§ TASK DIRECTIONS
Retype all the entries word for word, but omit the pictures.

§ EXERCISE DATA
————
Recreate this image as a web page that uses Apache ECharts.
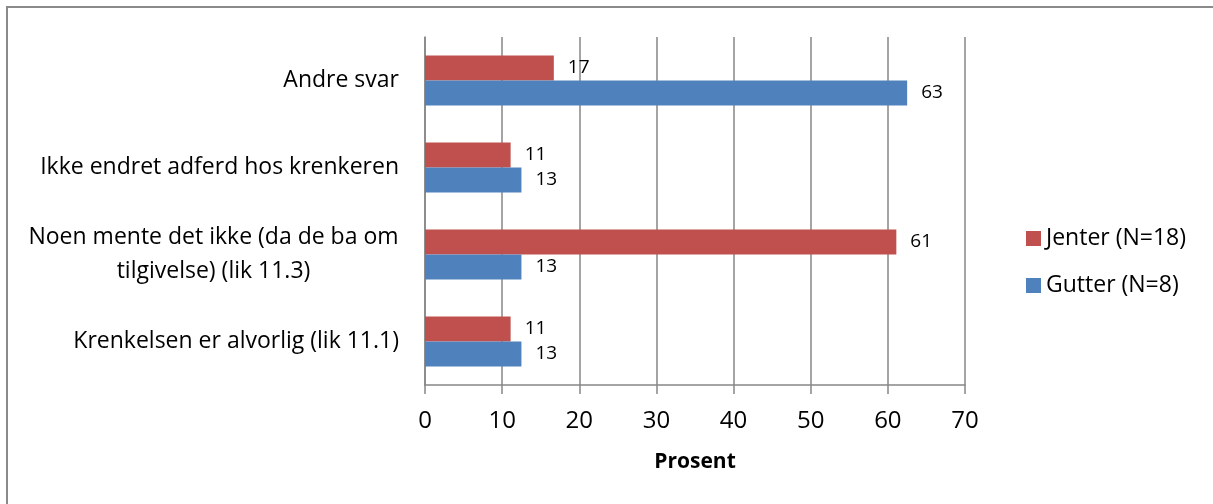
<!DOCTYPE html>
<html>
<head>
<meta charset="utf-8">
<script src="https://cdn.jsdelivr.net/npm/echarts@6/dist/echarts.min.js"></script>
<style>
  html, body { margin: 0; padding: 0; background: #fff; overflow: hidden; }
  #frame { position: absolute; left: 6px; top: 6px; width: 1260px; height: 560px; border: 2px solid #8a8a8a; box-sizing: border-box; }
  #chart { position: absolute; left: 0; top: 0; width: 1213px; height: 504px; }
</style>
</head>
<body>
<div id="frame"></div>
<div id="chart"></div>
<script>
const categories = [
  'Krenkelsen er alvorlig (lik 11.1)',
  'Noen mente det ikke (da de ba om\ntilgivelse) (lik 11.3)',
  'Ikke endret adferd hos krenkeren',
  'Andre svar'
];
const seriesNames = ['Jenter (N=18)', 'Gutter (N=8)'];
const jenter = [11.1, 61.1, 11.1, 16.7];
const gutter = [12.5, 12.5, 12.5, 62.5];
const xTicks = [0, 10, 20, 30, 40, 50, 60, 70];
const axisTitle = 'Prosent';

const FONT = '"Open Sans", "Noto Sans", sans-serif';
const GRID = '#868686';
const CAT_SIZE = 23;

function textWidth(s, size) {
  const ctx = document.createElement('canvas').getContext('2d');
  ctx.font = size + 'px "Open Sans"';
  return ctx.measureText(s).width;
}
const multiWidth = Math.ceil(Math.max(...categories.filter(c => c.indexOf('\n') >= 0)
  .map(c => Math.max(...c.split('\n').map(l => textWidth(l, CAT_SIZE))))));

const chart = echarts.init(document.getElementById('chart'), null, { renderer: 'canvas' });

const labelCfg = {
  show: true,
  position: 'right',
  distance: 14,
  color: '#000',
  fontFamily: FONT,
  fontSize: 19,
  formatter: p => String(Math.round(p.value))
};

chart.setOption({
  animation: false,
  backgroundColor: 'transparent',
  textStyle: { fontFamily: FONT },
  grid: { left: 425, right: 248, top: 37, bottom: 119, containLabel: false },
  legend: {
    data: ['Jenter (N=18)', 'Gutter (N=8)'],
    orient: 'vertical',
    left: 1021,
    top: 222,
    itemWidth: 15,
    itemHeight: 15,
    itemGap: 24,
    icon: 'rect',
    textStyle: { fontFamily: FONT, fontSize: 23, color: '#000' }
  },
  xAxis: {
    type: 'value',
    min: xTicks[0],
    max: xTicks[xTicks.length - 1],
    interval: 10,
    name: axisTitle,
    nameLocation: 'middle',
    nameGap: 67,
    nameTextStyle: { fontFamily: FONT, fontSize: 21, fontWeight: 'bold', color: '#000' },
    axisLine: { show: true, lineStyle: { color: GRID, width: 1.5 } },
    axisTick: { show: true, length: 9, lineStyle: { color: GRID, width: 1.5 } },
    axisLabel: { fontFamily: FONT, fontSize: 24, color: '#000', margin: 24 },
    splitLine: { show: true, lineStyle: { color: GRID, width: 1.5 } }
  },
  yAxis: {
    type: 'category',
    data: categories,
    axisLine: { show: true, lineStyle: { color: GRID, width: 1.5 } },
    axisTick: { show: false },
    axisLabel: {
      fontFamily: FONT,
      fontSize: CAT_SIZE,
      color: '#000',
      margin: 26,
      formatter: v => v.indexOf('\n') >= 0 ? '{c|' + v + '}' : v,
      rich: {
        c: { fontFamily: FONT, fontSize: CAT_SIZE, color: '#000', width: multiWidth, align: 'center', lineHeight: 34 }
      }
    }
  },
  series: [
    {
      name: seriesNames[0],
      type: 'bar',
      data: jenter,
      barWidth: 25,
      barGap: '0%',
      itemStyle: { color: '#C0504D' },
      label: labelCfg
    },
    {
      name: seriesNames[1],
      type: 'bar',
      data: gutter,
      barWidth: 25,
      barGap: '0%',
      itemStyle: { color: '#4F81BD' },
      label: labelCfg
    }
  ]
});
</script>
</body>
</html>
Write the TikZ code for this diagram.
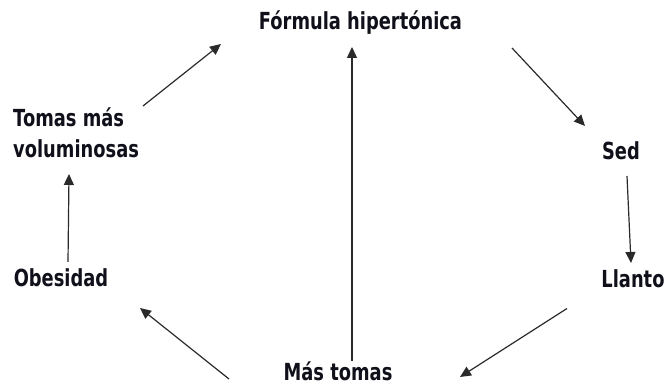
\documentclass[tikz,border=0pt]{standalone}
\usepackage{fontspec}
\usepackage{tikz}
\usetikzlibrary{arrows.meta, positioning, calc}
\newfontfamily\labelFont{DejaVu Sans}[FakeStretch=0.76]
\definecolor{textDark}{HTML}{10101A}
\definecolor{lineDark}{HTML}{2A2A2A}
\tikzset{
    % Labels
    cycleLabel/.style={inner sep=0pt, font=\labelFont\bfseries\fontsize{23.5}{31}\selectfont, text=textDark},
    % Arrows
    arrowCycle/.style={-{Triangle[length=11pt,width=10pt]}, line width=1.2pt, draw=lineDark}
}
\begin{document}
\begin{tikzpicture}[x=1pt, y=1pt]
    \useasboundingbox (0,0) rectangle (665,387);

    % Nodes of the cycle
    \node[cycleLabel, anchor=base] (formula) at (360.5,357) {Fórmula hipertónica};
    \node[cycleLabel, anchor=base] (sed) at (621,227) {Sed};
    \node[cycleLabel, anchor=base] (llanto) at (633,99) {Llanto};
    \node[cycleLabel, anchor=base] (masTomas) at (338,6) {Más tomas};
    \node[cycleLabel, anchor=base] (obesidad) at (61,100) {Obesidad};
    \node[cycleLabel, anchor=base west, align=left] (tomasVol) at (13,229) {Tomas más\\voluminosas};

    % Arrows
    \draw[arrowCycle] ([shift={(130,52)}]tomasVol.base west) -- ([shift={(-139.5,-14)}]formula.base);
    \draw[arrowCycle] ([shift={(151.5,-18)}]formula.base) -- ([shift={(-36,34)}]sed.base);
    \draw[arrowCycle] ([shift={(6,-16)}]sed.base) -- ([shift={(-2,25)}]llanto.base);
    \draw[arrowCycle] ([shift={(-66,-20.5)}]llanto.base) -- ([shift={(122,4)}]masTomas.base);
    \draw[arrowCycle] ([shift={(-109,2)}]masTomas.base) -- ([shift={(79,-21)}]obesidad.base);
    \draw[arrowCycle] ([shift={(7,25)}]obesidad.base) -- ([shift={(56,-16)}]tomasVol.base west);
    \draw[arrowCycle] ([shift={(14,20)}]masTomas.base) -- ([shift={(-8.5,-17)}]formula.base);
\end{tikzpicture}
\end{document}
————
§ TASK RESULT
Recreate this image as a web page that uses Apache ECharts.
<!DOCTYPE html>
<html>
<head>
<meta charset="utf-8">
<script src="https://cdn.jsdelivr.net/npm/echarts@6/dist/echarts.min.js"></script>
<style>
  html, body { margin: 0; padding: 0; background: #fff; overflow: hidden; }
  #frame { position: absolute; left: 6px; top: 6px; width: 1260px; height: 560px; border: 2px solid #8a8a8a; box-sizing: border-box; }
  #chart { position: absolute; left: 0; top: 0; width: 1213px; height: 504px; }
</style>
</head>
<body>
<div id="frame"></div>
<div id="chart"></div>
<script>
const categories = [
  'Krenkelsen er alvorlig (lik 11.1)',
  'Noen mente det ikke (da de ba om\ntilgivelse) (lik 11.3)',
  'Ikke endret adferd hos krenkeren',
  'Andre svar'
];
const seriesNames = ['Jenter (N=18)', 'Gutter (N=8)'];
const jenter = [11.1, 61.1, 11.1, 16.7];
const gutter = [12.5, 12.5, 12.5, 62.5];
const xTicks = [0, 10, 20, 30, 40, 50, 60, 70];
const axisTitle = 'Prosent';

const FONT = '"Open Sans", "Noto Sans", sans-serif';
const GRID = '#868686';
const CAT_SIZE = 23;

function textWidth(s, size) {
  const ctx = document.createElement('canvas').getContext('2d');
  ctx.font = size + 'px "Open Sans"';
  return ctx.measureText(s).width;
}
const multiWidth = Math.ceil(Math.max(...categories.filter(c => c.indexOf('\n') >= 0)
  .map(c => Math.max(...c.split('\n').map(l => textWidth(l, CAT_SIZE))))));

const chart = echarts.init(document.getElementById('chart'), null, { renderer: 'canvas' });

const labelCfg = {
  show: true,
  position: 'right',
  distance: 14,
  color: '#000',
  fontFamily: FONT,
  fontSize: 19,
  formatter: p => String(Math.round(p.value))
};

chart.setOption({
  animation: false,
  backgroundColor: 'transparent',
  textStyle: { fontFamily: FONT },
  grid: { left: 425, right: 248, top: 37, bottom: 119, containLabel: false },
  legend: {
    data: ['Jenter (N=18)', 'Gutter (N=8)'],
    orient: 'vertical',
    left: 1021,
    top: 222,
    itemWidth: 15,
    itemHeight: 15,
    itemGap: 24,
    icon: 'rect',
    textStyle: { fontFamily: FONT, fontSize: 23, color: '#000' }
  },
  xAxis: {
    type: 'value',
    min: xTicks[0],
    max: xTicks[xTicks.length - 1],
    interval: 10,
    name: axisTitle,
    nameLocation: 'middle',
    nameGap: 67,
    nameTextStyle: { fontFamily: FONT, fontSize: 21, fontWeight: 'bold', color: '#000' },
    axisLine: { show: true, lineStyle: { color: GRID, width: 1.5 } },
    axisTick: { show: true, length: 9, lineStyle: { color: GRID, width: 1.5 } },
    axisLabel: { fontFamily: FONT, fontSize: 24, color: '#000', margin: 24 },
    splitLine: { show: true, lineStyle: { color: GRID, width: 1.5 } }
  },
  yAxis: {
    type: 'category',
    data: categories,
    axisLine: { show: true, lineStyle: { color: GRID, width: 1.5 } },
    axisTick: { show: false },
    axisLabel: {
      fontFamily: FONT,
      fontSize: CAT_SIZE,
      color: '#000',
      margin: 26,
      formatter: v => v.indexOf('\n') >= 0 ? '{c|' + v + '}' : v,
      rich: {
        c: { fontFamily: FONT, fontSize: CAT_SIZE, color: '#000', width: multiWidth, align: 'center', lineHeight: 34 }
      }
    }
  },
  series: [
    {
      name: seriesNames[0],
      type: 'bar',
      data: jenter,
      barWidth: 25,
      barGap: '0%',
      itemStyle: { color: '#C0504D' },
      label: labelCfg
    },
    {
      name: seriesNames[1],
      type: 'bar',
      data: gutter,
      barWidth: 25,
      barGap: '0%',
      itemStyle: { color: '#4F81BD' },
      label: labelCfg
    }
  ]
});
</script>
</body>
</html>
Write the TikZ code for this diagram.
\documentclass[tikz,border=0pt]{standalone}
\usepackage{fontspec}
\usepackage{tikz}
\usetikzlibrary{arrows.meta, positioning, calc}
\newfontfamily\labelFont{DejaVu Sans}[FakeStretch=0.76]
\definecolor{textDark}{HTML}{10101A}
\definecolor{lineDark}{HTML}{2A2A2A}
\tikzset{
    % Labels
    cycleLabel/.style={inner sep=0pt, font=\labelFont\bfseries\fontsize{23.5}{31}\selectfont, text=textDark},
    % Arrows
    arrowCycle/.style={-{Triangle[length=11pt,width=10pt]}, line width=1.2pt, draw=lineDark}
}
\begin{document}
\begin{tikzpicture}[x=1pt, y=1pt]
    \useasboundingbox (0,0) rectangle (665,387);

    % Nodes of the cycle
    \node[cycleLabel, anchor=base] (formula) at (360.5,357) {Fórmula hipertónica};
    \node[cycleLabel, anchor=base] (sed) at (621,227) {Sed};
    \node[cycleLabel, anchor=base] (llanto) at (633,99) {Llanto};
    \node[cycleLabel, anchor=base] (masTomas) at (338,6) {Más tomas};
    \node[cycleLabel, anchor=base] (obesidad) at (61,100) {Obesidad};
    \node[cycleLabel, anchor=base west, align=left] (tomasVol) at (13,229) {Tomas más\\voluminosas};

    % Arrows
    \draw[arrowCycle] ([shift={(130,52)}]tomasVol.base west) -- ([shift={(-139.5,-14)}]formula.base);
    \draw[arrowCycle] ([shift={(151.5,-18)}]formula.base) -- ([shift={(-36,34)}]sed.base);
    \draw[arrowCycle] ([shift={(6,-16)}]sed.base) -- ([shift={(-2,25)}]llanto.base);
    \draw[arrowCycle] ([shift={(-66,-20.5)}]llanto.base) -- ([shift={(122,4)}]masTomas.base);
    \draw[arrowCycle] ([shift={(-109,2)}]masTomas.base) -- ([shift={(79,-21)}]obesidad.base);
    \draw[arrowCycle] ([shift={(7,25)}]obesidad.base) -- ([shift={(56,-16)}]tomasVol.base west);
    \draw[arrowCycle] ([shift={(14,20)}]masTomas.base) -- ([shift={(-8.5,-17)}]formula.base);
\end{tikzpicture}
\end{document}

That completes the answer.